「私」の仕事5

古書は昔高かった。それは魔性のもので、その魔に魅せられて人々は珍しい本を買った。先を争って買った。という話を書いた。
なぜ先を争ったのかといえば、次にいつ出会えるか分からないからである。お客さんはその一瞬の出会いに賭け、自らの想いと時間を買ったのだ。

それは古本屋にとってもそうだった。文学書のチャンピョンと言えばなんだろう。萩原朔太郎の「月に吠える」だろうか。例えば、その感情詩社・白日社版が神保町の市場に出て、落札金額が250万円だったとしよう。もちろん高額で、「あれはいくらで売るんだろう」という話で盛り上がる。

そういう本は、市場に並んでいる段階から特別なものとして分かっているから、皆の好奇の的であった。
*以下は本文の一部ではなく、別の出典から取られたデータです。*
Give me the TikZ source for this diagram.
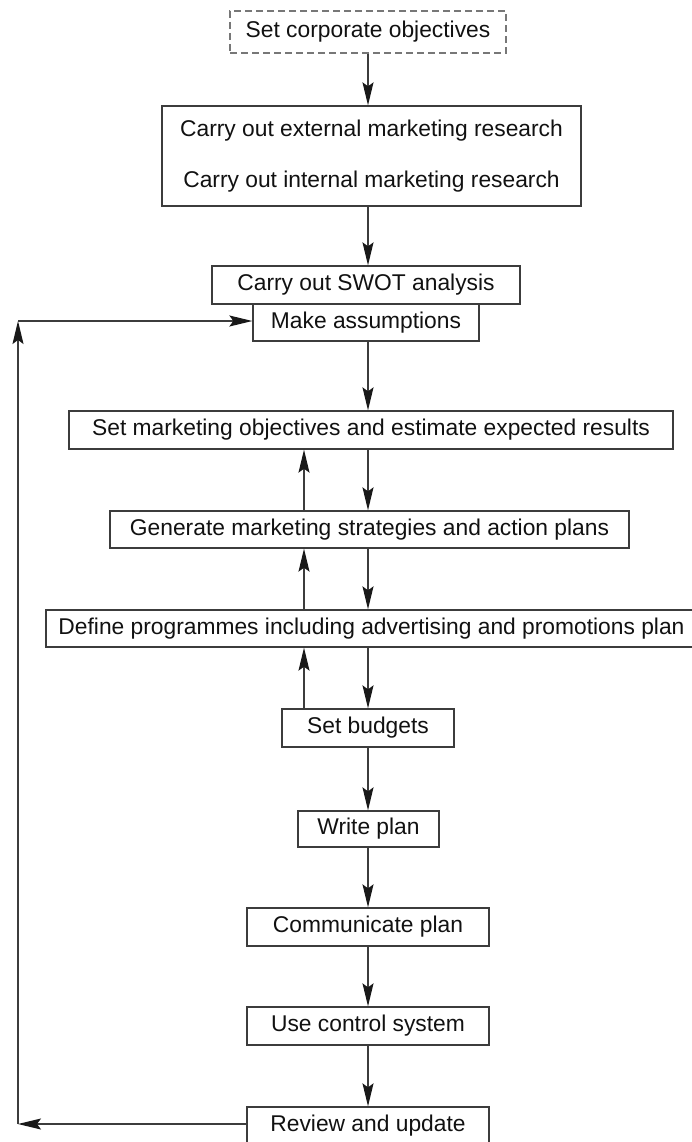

市場の入札会は、「札」と呼ばれる紙に金額を書いて封筒に入れる方式を取るので、人気のある品物は「札」でパンパンに膨れ上がる。

「いたずらで100万円入れてみて、落札しちゃったら支払いどうしよう」という人も入れる。絶対買えないので安心して良いのだが、かつて人気のある品物というのはそういうものであった。業者が人気モノを金を積んで取り合う姿は、どんな商売でも変わらない。

実際に、業者が争って買うようなものは、売れたのだと思う。売れるからまた買い、お客もそれに応えたのだろう。お客さんも業者も、その目に見えない熱気にあてられて、古本屋は活況を呈した。「本が売れた時代」があるという。私は見たことがないから、仄聞でしかないけれど。

市場の熱気が失われたのが、いつからなのかは私は知らない。
今でも、引く手数多という本が無くは無いけれど、それは昔の引く手数多とは異なっている。まずそこに群がる人の量が違う。高価な品物に、あまり沢山の札が入らなくなった。高価ではあるものの、「買っても困る」からだ。

インターネットに在庫があれば、そこで例え50万の値段が付いてはいても売れ残りである。「50万円の売れ残り」であれば、それ以上の値段は付けられない。次の本が現れれば、40万円、30万円と付け値は下がっていく。同じ本が5冊も6冊もあれば、それは「ちっとも珍しくない」とは以前書いた。

そうやって、古書価は徐々に冷えていく。50万円で売れるのであれば、40万円で買っても良いが、それが20万円になられたらたまらない。だから10万円なら買いましょうという風になれば、業者も人の子、いやになるのである。そして、20万円でいつまでたっても売れないということも実際にあるのである。

それに、以前に50万円で実際に客に売った経緯がある店は、「それが20万円とは一体なんだ」と、客は腹を立てるかもしれない。自分は50万で買ったのだから、せめて半値で買えと言われても困る。損することは分かり切っているからである。時代が変わる、熱が引くとは、そういうことである。

インターネットさえなければ、古本屋の仕事はもう少し状況が良かったのではないかという声をたまに聞く。確かに、本の値段が安くなったのはブックオフとインターネットのおかげ(せい)だが、私はあまりそう思っていない。ネットのおかげで、お客さんは本を買いやすくなった。

インターネットの世界で古本/古書を売る場合には、色々な本屋が本を持ち寄っているというわけではなく、「インターネットという大きな本屋が一つある」という状態になるのが特徴で、その中でお客さんは本を探す。

インターネットの本屋は、基本的に安い方から売れていく仕組みである。ありふれたものはどんどん在庫が増えて安くなっていく。なんなら1円まで下がる。1円でも売れない本というのは、ようするに誰も欲しがっていない本だ。つまり、始めから売れないものを売っているのだろうと私は考えている。

環境が整ったら、売れないことがバレた。という方が、現実に近いのではないかと思う。業者として、それを認めてよいかどうかはともかく。
繰り返しになるが、古本の魔性は去った。狐や狸が人をばかさなくなったようなものだろう。今でも時々ばかすが、極端に数は減ったのだ。

狐や狸は、キツネやタヌキになって、整然と野に帰ったのである。それと同じように、本もインターネットの世界の棚に整然と並べられたのである。熱も去ったのである。我々は鉄火場の博打ちよろしく本をまきあげるのではなく、図書館の司書のようにお客さんに本を届けるようになったのだ。